Os Endemoniados de Hoje – Uma grande quantidade de filmes: “A Semente do Diabo” de Roman Polanski, 1968; “A Profecia” de Richard Donner, 1976; e especialmente “O Exorcista”de William Friedklin, de 1973, de todos os filmes de terror o mais popular dos anos 70 que deu a lugar a saga do Exorcista 2,3,4,5,6… Todos eles contribuíram para popularizar o tema das possessões diabólicas e, seguramente, propiciaram o aparecimento de casos que requeriam a intervenção de exorcistas.

Respondendo a estes casos mediáticos, a Academia Pontifícia do Vaticano oferece, desde o início do ano de 2000 um curso especial para Sacerdotes que queiram aprender a lidar com o diabo, graduando-se em Exorcistas. São preparados nos aspectos bíblicos, teológicos, históricos e legais do satanismo. Os Legionários de Cristo – uma das congregações mais conservadoras do catolicismo, fundada por Marcel Maciel, um sacerdote pedófilo – são os responsáveis por esta Academia. Nas faculdades de teologia católicas que seguem o pensamento oficial do Vaticano, como a Universidade de Navarra, em Espanha, existe a especialidade de Demoniologia.


Como Tirar Demónios – Segundo o Ritual Romano do Papa Paulo V (1614), vigente durante séculos, os três sinais claros de possessão diabólica são: poder falar em línguas estranhas, poder informar sobre acontecimentos secretos e o poder de desenvolver uma força física sobre-humana.

Em 1999, o Vaticano actualizou o seu ritual exorcista. Começa com rezas, uma bênção e salpiques de água benta. A fórmula para exorcizar começa assim: “Ordeno-te a ti, Satanás”… e termina com a ordem:…”Vai-te Satanás”.


Os Nossos Demónios – A palavra “demónio” (“daimon” em grego) que significa literalmente “desgarrado” (separado de um todo de que faz parte). Uma visão sociológica deste conceito entende os demónios como a sombra da nossa própria consciência, aquilo que se conhece como “componentes neuróticos” da personalidade, a face oculta da nossa psique.

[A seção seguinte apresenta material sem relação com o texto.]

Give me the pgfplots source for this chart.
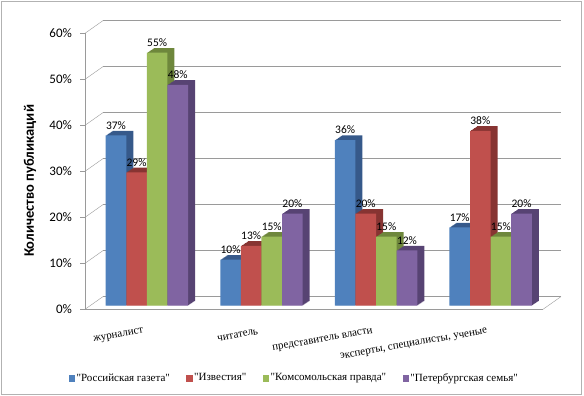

Se recusarmos essas “sombras” elas perseguir-nos-ão e terminaremos atribuindo-as a um ser malvado e exterior a nós próprios, por exemplo: um “demónio” ou o “diabo”, aquilo que, afinal, são as nossas próprias debilidades, limitações, os nossos lados obscuros.

Há que aprender a lidar com os nossos “demónios”. Quanto mais os negarmos e combatermos mais poder eles terão sobre nós. Um mestre budista dizia: “a tua raiva, amigo, faz parte de ti próprio, é a tua energia vital. Não cortes o dedo quando ele te dói”.

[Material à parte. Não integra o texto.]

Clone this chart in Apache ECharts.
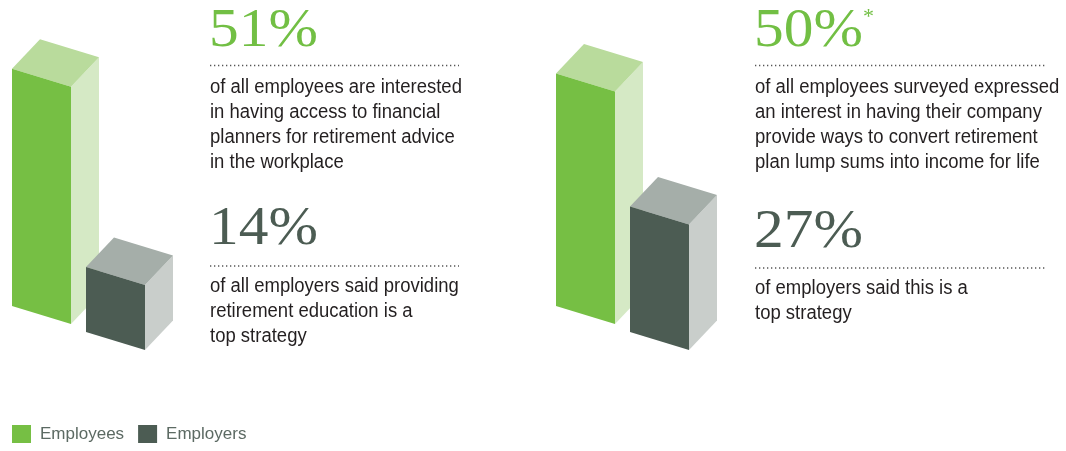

Quanto menos aceitarmos as nossas sombras, menos as conheceremos e projectá-la-emos nos outros: nos de outra raça, de outra cultura, nos homossexuais, nos emigrantes, nas mulheres… assim “endemoniaremos” os nossos semelhantes… serão sempre os outros os responsáveis, os culpados.

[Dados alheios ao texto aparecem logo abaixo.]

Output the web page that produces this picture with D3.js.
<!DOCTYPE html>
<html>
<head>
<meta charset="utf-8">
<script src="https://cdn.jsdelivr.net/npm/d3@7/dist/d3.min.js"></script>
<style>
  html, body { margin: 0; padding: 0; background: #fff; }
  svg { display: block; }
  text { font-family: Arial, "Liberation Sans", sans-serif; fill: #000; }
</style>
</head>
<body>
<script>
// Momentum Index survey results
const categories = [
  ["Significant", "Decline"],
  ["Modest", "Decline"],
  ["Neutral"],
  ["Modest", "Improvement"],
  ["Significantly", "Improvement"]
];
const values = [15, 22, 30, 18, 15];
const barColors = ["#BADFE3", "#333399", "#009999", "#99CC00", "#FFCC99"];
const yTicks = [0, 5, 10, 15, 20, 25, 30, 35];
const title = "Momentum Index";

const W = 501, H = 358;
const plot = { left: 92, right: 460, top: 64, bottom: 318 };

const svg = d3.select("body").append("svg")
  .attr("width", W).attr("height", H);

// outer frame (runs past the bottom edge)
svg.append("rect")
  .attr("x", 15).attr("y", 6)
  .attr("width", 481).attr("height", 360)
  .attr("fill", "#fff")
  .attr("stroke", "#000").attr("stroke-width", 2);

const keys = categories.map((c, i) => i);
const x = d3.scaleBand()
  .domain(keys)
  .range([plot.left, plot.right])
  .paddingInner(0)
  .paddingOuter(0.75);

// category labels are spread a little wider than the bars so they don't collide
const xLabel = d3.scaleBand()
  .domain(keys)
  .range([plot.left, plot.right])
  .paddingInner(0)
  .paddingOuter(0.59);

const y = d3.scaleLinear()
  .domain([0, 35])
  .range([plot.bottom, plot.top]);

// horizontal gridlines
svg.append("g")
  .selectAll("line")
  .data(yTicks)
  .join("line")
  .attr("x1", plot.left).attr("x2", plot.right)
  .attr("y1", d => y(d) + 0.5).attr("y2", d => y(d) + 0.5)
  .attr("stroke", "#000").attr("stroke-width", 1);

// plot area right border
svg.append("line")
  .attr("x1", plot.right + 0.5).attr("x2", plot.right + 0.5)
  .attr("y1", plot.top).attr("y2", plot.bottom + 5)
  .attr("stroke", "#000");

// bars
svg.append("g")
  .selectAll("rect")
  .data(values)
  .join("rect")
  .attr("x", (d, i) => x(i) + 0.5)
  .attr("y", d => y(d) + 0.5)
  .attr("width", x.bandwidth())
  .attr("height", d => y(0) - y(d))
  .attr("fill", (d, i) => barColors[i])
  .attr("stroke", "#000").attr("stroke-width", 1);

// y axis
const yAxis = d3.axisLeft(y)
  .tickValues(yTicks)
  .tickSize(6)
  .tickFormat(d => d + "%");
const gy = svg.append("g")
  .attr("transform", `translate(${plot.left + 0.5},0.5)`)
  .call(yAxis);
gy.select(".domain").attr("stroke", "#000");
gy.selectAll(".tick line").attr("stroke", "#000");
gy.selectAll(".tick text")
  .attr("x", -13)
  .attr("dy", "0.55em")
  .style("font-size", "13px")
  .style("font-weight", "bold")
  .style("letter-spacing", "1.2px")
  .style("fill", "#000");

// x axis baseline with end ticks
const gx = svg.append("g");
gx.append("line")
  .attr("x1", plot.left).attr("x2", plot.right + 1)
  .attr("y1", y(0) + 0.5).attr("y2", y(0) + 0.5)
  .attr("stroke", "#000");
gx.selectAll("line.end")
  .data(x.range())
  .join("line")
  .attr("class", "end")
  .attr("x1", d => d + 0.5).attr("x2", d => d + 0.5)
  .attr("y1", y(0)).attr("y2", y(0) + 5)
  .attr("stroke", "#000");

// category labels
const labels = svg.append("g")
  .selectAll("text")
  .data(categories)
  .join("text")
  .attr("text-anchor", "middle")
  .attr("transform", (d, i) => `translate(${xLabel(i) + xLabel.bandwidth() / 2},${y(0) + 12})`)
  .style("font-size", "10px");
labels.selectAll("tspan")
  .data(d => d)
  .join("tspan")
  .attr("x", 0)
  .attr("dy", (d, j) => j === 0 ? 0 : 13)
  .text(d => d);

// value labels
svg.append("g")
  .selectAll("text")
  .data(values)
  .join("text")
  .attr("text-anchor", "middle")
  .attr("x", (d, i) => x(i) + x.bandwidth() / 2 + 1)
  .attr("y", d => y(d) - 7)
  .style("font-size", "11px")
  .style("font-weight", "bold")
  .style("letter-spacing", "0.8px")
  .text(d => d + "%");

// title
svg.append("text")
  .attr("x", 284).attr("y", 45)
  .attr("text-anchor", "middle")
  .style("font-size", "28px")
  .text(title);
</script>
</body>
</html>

Nestes “demónios”, nos nossos, sim, podemos acreditar. Agora, acreditar em demónios sobrenaturais que entram nos nossos corpos e nas nossas vidas, que circulam pelo mundo para nos “danarem” é crença anti-cristã, contraria o Deus de que falou Jesus Cristo. Para os que não são crentes a questão nem se põe: ofende a razão, o bom senso, a seriedade intelectual e os conhecimentos da ciência médica dos nossos dias.